Lion Group's president director Rusdi Kirana has certainly been kept busy.
In an eight-month period, he has announced plans to start a private jet unit called Space Jet, a premium airline named Batik Air and most recently, Lion's first overseas subsidiary, Malindo Airways in Malaysia.
This effectively means that Lion Air, Indonesia's largest low-cost carrier, is stepping onto AirAsia's turf.
Kirana has also promised that as a newcomer, Malindo will offer ticket prices lower or at least on par with that of AirAsia's, a move that analysts say will likely spark a price war.
To top that, Malindo's Boeing 737-900ERs will be fitted with 180 seats instead of the maximum 219, when it starts operations next May. This will allow for a wider 31in (78.7cm) seat pitch and in-flight entertainment systems. The carrier will also offer light meals. This goes against AirAsia's pure low-cost model of putting in the maximum number of seats on its aircraft and charging for any frills.
Malindo will first focus on flights between Kuala Lumpur and Indonesia, before launching other regional services. It will also operate domestic services.
Lion's decision to start a carrier in Malaysia has, however, left some analysts puzzled.
"AirAsia and Malaysia Airlines dominate about 75% of domestic market share. It doesn't make economic sense for Malindo to come into the picture. The market in Malaysia is totally saturated and if you want to focus on routes between Malaysia and Indonesia, you don't need to start an airline," says Ravi Madavaram, aerospace and defence consultant for Frost & Sullivan Asia-Pacific.
Lion's foray into Malaysia is also unlikely to affect AirAsia's dominant position in the country, although news of Lion's entry has sent its share price slipping.
"While it will have an impact on rival LCC AirAsia, it is unlikely to seriously hurt the incumbent as AirAsia has been around for over a decade and has a first-mover advantage compared to other wannabes," says Standard & Poor's analyst Shukor Yusof. He adds that AirAsia has also proven to be extremely well managed, aggressive and nimble.
The main victim of the Lion Air and National Aerospace and Defence Industries (NADI) joint venture is likely to be flag carrier Malaysia Airlines (MAS), which is struggling to restructure itself and return to profitability. If Malindo sticks to what it promises - frills and comfort at low prices as well as efficient frequencies and turnarounds - passengers may find little reasons to fly with MAS.

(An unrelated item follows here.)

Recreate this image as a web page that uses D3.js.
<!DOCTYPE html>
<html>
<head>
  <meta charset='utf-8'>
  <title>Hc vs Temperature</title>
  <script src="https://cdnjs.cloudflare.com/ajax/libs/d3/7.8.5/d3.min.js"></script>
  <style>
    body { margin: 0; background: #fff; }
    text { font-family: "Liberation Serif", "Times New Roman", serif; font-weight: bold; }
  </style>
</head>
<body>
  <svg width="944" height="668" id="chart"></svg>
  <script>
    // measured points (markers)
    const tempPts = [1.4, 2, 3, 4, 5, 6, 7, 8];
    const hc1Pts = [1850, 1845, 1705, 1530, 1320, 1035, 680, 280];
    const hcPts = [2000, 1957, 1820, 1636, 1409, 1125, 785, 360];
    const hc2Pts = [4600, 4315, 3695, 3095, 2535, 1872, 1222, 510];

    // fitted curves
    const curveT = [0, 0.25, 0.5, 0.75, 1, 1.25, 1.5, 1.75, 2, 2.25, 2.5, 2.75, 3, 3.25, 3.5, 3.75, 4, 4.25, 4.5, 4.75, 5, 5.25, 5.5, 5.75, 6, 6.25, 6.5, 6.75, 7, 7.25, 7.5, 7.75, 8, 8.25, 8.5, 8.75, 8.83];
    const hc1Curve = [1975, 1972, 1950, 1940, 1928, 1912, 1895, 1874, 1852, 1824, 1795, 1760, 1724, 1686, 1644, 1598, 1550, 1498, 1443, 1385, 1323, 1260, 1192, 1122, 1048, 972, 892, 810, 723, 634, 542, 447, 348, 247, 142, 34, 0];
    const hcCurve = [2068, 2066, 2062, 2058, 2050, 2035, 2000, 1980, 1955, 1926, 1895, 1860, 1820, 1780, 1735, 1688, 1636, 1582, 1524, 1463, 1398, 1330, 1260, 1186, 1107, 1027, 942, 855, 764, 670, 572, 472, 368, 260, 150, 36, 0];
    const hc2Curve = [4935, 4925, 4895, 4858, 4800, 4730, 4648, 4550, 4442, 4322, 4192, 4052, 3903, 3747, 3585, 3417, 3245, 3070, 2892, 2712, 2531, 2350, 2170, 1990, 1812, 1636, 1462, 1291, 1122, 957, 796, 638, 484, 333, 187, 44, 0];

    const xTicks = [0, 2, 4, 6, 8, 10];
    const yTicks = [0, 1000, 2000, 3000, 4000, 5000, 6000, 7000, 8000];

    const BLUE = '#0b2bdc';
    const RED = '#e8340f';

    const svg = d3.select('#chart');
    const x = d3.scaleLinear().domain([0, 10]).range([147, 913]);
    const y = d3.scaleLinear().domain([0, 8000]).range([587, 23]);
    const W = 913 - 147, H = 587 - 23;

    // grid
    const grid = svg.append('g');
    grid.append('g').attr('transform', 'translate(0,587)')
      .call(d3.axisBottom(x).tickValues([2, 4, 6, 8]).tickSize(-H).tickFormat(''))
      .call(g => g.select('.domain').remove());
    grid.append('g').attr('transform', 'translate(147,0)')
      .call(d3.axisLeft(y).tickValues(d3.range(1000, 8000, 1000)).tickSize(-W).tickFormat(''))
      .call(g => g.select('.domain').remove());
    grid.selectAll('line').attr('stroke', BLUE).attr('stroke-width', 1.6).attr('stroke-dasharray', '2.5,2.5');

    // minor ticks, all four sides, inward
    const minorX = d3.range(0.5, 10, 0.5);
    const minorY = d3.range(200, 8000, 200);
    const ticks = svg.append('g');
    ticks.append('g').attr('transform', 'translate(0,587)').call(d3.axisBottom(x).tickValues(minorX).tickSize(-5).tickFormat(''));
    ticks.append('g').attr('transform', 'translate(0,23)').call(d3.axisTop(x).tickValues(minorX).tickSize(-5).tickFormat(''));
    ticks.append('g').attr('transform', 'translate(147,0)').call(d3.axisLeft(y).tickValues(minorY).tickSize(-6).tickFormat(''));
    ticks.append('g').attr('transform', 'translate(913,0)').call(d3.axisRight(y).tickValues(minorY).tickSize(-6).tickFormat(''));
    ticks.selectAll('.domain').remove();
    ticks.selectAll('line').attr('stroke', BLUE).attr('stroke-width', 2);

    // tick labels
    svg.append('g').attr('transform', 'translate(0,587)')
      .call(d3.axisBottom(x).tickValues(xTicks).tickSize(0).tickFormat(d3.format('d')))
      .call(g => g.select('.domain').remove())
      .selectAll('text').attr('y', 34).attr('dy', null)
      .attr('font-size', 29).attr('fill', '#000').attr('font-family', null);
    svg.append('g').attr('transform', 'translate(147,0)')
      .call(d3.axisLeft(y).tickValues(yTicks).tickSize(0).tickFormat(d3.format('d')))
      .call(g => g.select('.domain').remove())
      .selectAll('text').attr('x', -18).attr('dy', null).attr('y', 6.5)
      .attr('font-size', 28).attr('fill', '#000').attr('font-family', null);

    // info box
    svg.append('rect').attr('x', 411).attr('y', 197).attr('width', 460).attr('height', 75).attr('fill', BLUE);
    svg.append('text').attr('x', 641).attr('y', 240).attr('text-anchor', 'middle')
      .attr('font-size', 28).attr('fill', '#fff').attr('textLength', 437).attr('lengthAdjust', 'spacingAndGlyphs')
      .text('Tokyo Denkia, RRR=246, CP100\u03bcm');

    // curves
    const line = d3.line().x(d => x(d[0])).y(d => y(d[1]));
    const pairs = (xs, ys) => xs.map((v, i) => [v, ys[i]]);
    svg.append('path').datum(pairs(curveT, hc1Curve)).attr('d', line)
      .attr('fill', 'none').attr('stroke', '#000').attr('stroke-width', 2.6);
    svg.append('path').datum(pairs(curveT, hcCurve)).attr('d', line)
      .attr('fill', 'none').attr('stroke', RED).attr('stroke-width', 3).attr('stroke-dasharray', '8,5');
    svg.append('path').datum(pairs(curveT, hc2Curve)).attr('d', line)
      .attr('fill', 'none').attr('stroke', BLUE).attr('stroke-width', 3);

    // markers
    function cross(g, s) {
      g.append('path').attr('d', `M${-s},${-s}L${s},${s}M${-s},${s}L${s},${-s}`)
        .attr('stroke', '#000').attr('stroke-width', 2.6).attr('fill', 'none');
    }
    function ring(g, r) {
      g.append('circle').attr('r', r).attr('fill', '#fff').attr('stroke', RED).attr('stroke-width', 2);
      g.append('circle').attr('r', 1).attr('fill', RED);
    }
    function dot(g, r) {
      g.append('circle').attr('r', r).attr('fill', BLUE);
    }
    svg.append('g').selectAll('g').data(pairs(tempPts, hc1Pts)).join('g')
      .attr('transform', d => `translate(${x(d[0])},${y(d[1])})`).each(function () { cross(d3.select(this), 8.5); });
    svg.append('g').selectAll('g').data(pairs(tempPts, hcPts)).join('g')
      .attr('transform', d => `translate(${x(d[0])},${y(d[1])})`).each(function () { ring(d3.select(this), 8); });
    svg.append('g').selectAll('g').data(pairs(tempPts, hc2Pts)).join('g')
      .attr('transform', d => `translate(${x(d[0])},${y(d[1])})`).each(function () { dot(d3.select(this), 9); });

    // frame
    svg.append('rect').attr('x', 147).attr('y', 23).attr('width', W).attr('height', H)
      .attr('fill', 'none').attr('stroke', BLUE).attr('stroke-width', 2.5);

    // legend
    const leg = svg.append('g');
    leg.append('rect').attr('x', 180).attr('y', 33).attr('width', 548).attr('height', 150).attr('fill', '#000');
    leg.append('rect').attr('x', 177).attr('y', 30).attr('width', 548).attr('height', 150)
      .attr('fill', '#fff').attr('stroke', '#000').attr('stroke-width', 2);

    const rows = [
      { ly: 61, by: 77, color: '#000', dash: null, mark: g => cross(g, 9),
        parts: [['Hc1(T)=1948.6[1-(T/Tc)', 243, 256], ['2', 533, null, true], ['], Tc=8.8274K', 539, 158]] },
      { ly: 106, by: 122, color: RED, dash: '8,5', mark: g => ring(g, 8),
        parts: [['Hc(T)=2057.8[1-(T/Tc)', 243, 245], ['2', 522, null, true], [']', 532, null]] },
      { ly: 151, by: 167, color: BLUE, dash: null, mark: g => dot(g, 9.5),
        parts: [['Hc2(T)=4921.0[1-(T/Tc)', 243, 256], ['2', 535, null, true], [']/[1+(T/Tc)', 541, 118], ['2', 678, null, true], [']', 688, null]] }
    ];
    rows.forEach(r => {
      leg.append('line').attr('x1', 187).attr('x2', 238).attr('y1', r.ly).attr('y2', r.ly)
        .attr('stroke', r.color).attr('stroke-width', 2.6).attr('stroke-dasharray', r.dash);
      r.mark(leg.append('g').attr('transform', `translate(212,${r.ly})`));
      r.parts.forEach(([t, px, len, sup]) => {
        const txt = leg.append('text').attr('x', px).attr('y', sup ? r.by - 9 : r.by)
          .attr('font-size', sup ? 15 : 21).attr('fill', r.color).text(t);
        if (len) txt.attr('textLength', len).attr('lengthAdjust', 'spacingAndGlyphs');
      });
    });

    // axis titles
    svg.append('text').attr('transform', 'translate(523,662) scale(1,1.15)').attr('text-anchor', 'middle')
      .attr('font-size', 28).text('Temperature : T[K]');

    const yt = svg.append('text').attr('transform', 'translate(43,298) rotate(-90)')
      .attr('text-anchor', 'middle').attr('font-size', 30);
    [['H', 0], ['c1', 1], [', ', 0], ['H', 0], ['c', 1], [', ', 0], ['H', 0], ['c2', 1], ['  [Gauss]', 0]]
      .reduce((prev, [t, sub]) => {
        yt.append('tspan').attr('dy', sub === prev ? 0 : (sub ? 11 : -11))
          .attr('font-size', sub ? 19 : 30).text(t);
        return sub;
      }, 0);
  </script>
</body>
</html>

"MAS has a high cost base, they will never be able to compete with the costs of an LCC," adds Madavaram.
Industry sources, however, say political considerations could be behind Kuala Lumpur's support for Malindo following the failed share swap agreement between AirAsia and MAS. The agreement was intended to stem rivalry between the two carriers, with national investment agency Khazanah Nasional to buy 10% of AirAsia and AirAsia X, and AirAsia's parent Tune Air to take 20% of MAS. The agreement dissolved earlier this year, however, reportedly as a result of fierce opposition from MAS' unions.
AirAsia founder Tony Fernandes is influential in Malaysia. If the share swap proceeded, it could have greatly complicated any effort by Lion to gain a foothold in the country.
This is precisely why Lion dropped its plans to enter Malaysia's low-cost market in collaboration with Berjaya Air last November, say analysts. The initial plan had been to transform Berjaya into a low-cost operator, with Lion holding a 49% stake.
But given Malaysian prime minister Najib Razak's presence at the joint venture signing ceremony, Malindo appears to be more than welcomed in Kuala Lumpur.
MAS, which is aware that it lacks a low-cost unit to compete with the rise of such operators in the region, now needs to decide on a strategy for its turboprop subsidiary Firefly - whether to turn it into an LCC, or to let it remain in its niche and start a proper low-cost operation.
In 2011, pressure from AirAsia on short-haul routes prompted MAS to convert Firefly into a budget operator. Firefly returned to a conventional business model when the proposed share swap agreement with MAS was struck. Now that the deal is off, MAS is again toying with the idea of turning Firefly into an LCC.
The challenge for Lion in the meantime, is to see that Malindo remains solvent in the long run with its hybrid business model and to ensure that its collaboration with NADI works smoothly.
"Adding frills mean more complications, more costs. Another concern is how the joint venture will evolve, if there'll be any synergy at all, given that the two parties come from markedly different operating environments," says Yusof.